A recent case heard by the Alberta Court of Queen’s Bench provides an excellent summary of the critical importance of processing vacation and holiday pay in compliance with the law. In this case, law firm Stringer Delecky LLP was found to be liable for $19,746.32, representing two years of unpaid holiday pay, and $33,280.14 for unpaid vacation pay, to a former employee. The ex-employee, David Kusick, was a lawyer who resigned from the firm and subsequently filed a complaint under Alberta’s employment standards legislation for unpaid vacation and holiday pay.

Click here to read a summary of the case.

As noted in the case, Kusick had an employment contract which provided for the ‘inclusive’ payment of vacation and holiday pay. The employer argued that vacation and holiday pay were interchangeable which is, according to the law, wrong. Further, the employer did not keep accurate records for calculating vacation pay and holiday pay separately.

More importantly, it seems that the employer relied upon the fact that the original employment contract would be upheld because both the employer and the employee agreed to it and signed it.

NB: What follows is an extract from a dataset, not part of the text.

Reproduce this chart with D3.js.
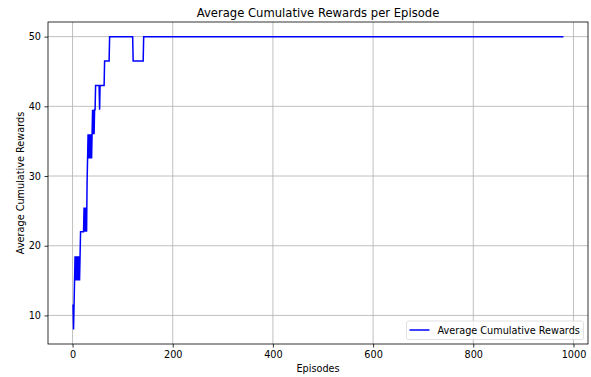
<!DOCTYPE html>
<html>
<head>
<meta charset="utf-8">
<script src="https://cdn.jsdelivr.net/npm/d3@7"></script>
<style>
  html, body { margin: 0; padding: 0; background: #fff; }
  text { font-family: "DejaVu Sans", sans-serif; fill: #000; }
</style>
</head>
<body>
<svg id="chart" width="591" height="377"></svg>
<script>
// Breakpoints of the reward curve (episode, average cumulative reward)
const episodes = [
  0, 1, 2, 3, 4, 5, 6, 7, 8, 9, 10, 11, 12, 13, 14, 15, 16,
  22, 23, 24, 25, 26, 27, 28, 29, 30, 31, 32, 33, 34, 35, 36, 37, 38, 39,
  40, 41, 42, 43, 44, 45, 46, 53, 54, 55, 63, 64, 73, 74,
  120, 121, 141, 142, 980
];
const rewards = [
  11.5, 11.5, 8, 11.5, 15, 18.5, 15, 18.5, 15, 18.5, 15, 18.5, 15, 18.5, 15, 18.5, 22,
  22, 25.5, 22, 25.5, 22, 25.5, 22, 29, 32.5, 36, 32.5, 36, 32.5, 36, 32.5, 36, 32.5, 36,
  39.5, 36, 39.5, 36, 39.5, 39.5, 43, 43, 39.5, 43, 43, 46.5, 46.5, 50,
  50, 46.5, 46.5, 50, 50
];
const xTicks = [0, 200, 400, 600, 800, 1000];
const yTicks = [10, 20, 30, 40, 50];
const seriesName = "Average Cumulative Rewards";

const svg = d3.select("#chart");
const W = 591, H = 377;
const m = { left: 48, right: 3, top: 22, bottom: 33 };

const pts = episodes.map((e, i) => ({ e, r: rewards[i] }));

// 5% padding around the data extent on both axes
const xExt = d3.extent(episodes), yExt = d3.extent(rewards);
const xPad = (xExt[1] - xExt[0]) * 0.05, yPad = (yExt[1] - yExt[0]) * 0.05;
const x = d3.scaleLinear().domain([xExt[0] - xPad, xExt[1] + xPad]).range([m.left, W - m.right]);
const y = d3.scaleLinear().domain([yExt[0] - yPad, yExt[1] + yPad]).range([H - m.bottom, m.top]);

// grid
const grid = svg.append("g").attr("stroke", "#b0b0b0").attr("stroke-width", 0.8);
xTicks.forEach(t => grid.append("line").attr("x1", x(t)).attr("x2", x(t)).attr("y1", m.top).attr("y2", H - m.bottom));
yTicks.forEach(t => grid.append("line").attr("y1", y(t)).attr("y2", y(t)).attr("x1", m.left).attr("x2", W - m.right));

// line
const line = d3.line().x(d => x(d.e)).y(d => y(d.r));
svg.append("path").datum(pts).attr("d", line)
  .attr("fill", "none").attr("stroke", "#0000ff").attr("stroke-width", 1.5).attr("stroke-linejoin", "miter");

// axes
const xAxis = svg.append("g").attr("transform", `translate(0,${H - m.bottom})`)
  .call(d3.axisBottom(x).tickValues(xTicks).tickSize(3.5).tickPadding(3.5).tickFormat(d3.format("d")));
const yAxis = svg.append("g").attr("transform", `translate(${m.left},0)`)
  .call(d3.axisLeft(y).tickValues(yTicks).tickSize(3.5).tickPadding(3.5).tickFormat(d3.format("d")));
[xAxis, yAxis].forEach(a => {
  a.select(".domain").remove();
  a.selectAll("text").attr("font-size", 9.7).attr("font-family", "DejaVu Sans").attr("fill", "#000");
  a.selectAll("line").attr("stroke", "#000").attr("stroke-width", 0.8);
});

// frame
svg.append("rect").attr("x", m.left).attr("y", m.top)
  .attr("width", W - m.left - m.right).attr("height", H - m.top - m.bottom)
  .attr("fill", "none").attr("stroke", "#000").attr("stroke-width", 0.8);

// title and labels
svg.append("text").attr("x", (m.left + W - m.right) / 2).attr("y", 16.5)
  .attr("text-anchor", "middle").attr("font-size", 11.6).text("Average Cumulative Rewards per Episode");
svg.append("text").attr("x", (m.left + W - m.right) / 2).attr("y", 372)
  .attr("text-anchor", "middle").attr("font-size", 9.7).text("Episodes");
svg.append("text").attr("transform", `translate(23.5,${(m.top + H - m.bottom) / 2}) rotate(-90)`)
  .attr("text-anchor", "middle").attr("font-size", 9.7).text("Average Cumulative Rewards");

// legend
const lg = svg.append("g").attr("transform", "translate(406.5,321)");
lg.append("rect").attr("width", 177).attr("height", 18.5).attr("rx", 2)
  .attr("fill", "#fff").attr("fill-opacity", 0.8).attr("stroke", "#d9d9d9").attr("stroke-width", 0.8);
lg.append("line").attr("x1", 3).attr("x2", 23).attr("y1", 9).attr("y2", 9)
  .attr("stroke", "#0000ff").attr("stroke-width", 1.5);
lg.append("text").attr("x", 31).attr("y", 12.5).attr("font-size", 9.7).text(seriesName);
</script>
</body>
</html>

What this case reinforces for us is the concept that employers, in the creation of the employment contract, cannot abdicate their responsibility to the law. When the employment contract is found to be incorrect or unlawful the statutory provisions, such as the relevant employment standards legislation, will prevail. Employment standards legislation typically provides for the minimum requirement that an employer must include vacation and holiday allocations when it pays its employees. The legislation also provides strict and prescriptive processes for tracking and maintaining compensation-related records. These factors are not negotiable, nor do they fall into an ‘opt-out’ category for an employer. An employer can provide a better benefit to its employees, such as vacation time or pay that is more than the minimum legislated requirement, but less than the minimum is not an option. The expensive and very public lesson Stringer Delecky LLP learned from this case, is that an employer cannot ignore the requirements of the law.


Discussion Questions:

  1. How many paid vacation days and statutory holidays do you earn in your current workplace?
  2. Looking at a pay stub/pay record from your employer, how is the information on it formatted? Does the pay stub clearly identify vacation pay as a separate item? What other information is included on the pay stub for record keeping purposes?
  3. If you were the compensation manager for the law firm noted in the article, how would you have processed the vacation and holiday pay differently?
  4. How would you use clear language in an employment contract that identifies entitlements for earned vacation (time or pay), holiday pay, and other paid or unpaid leaves of absence?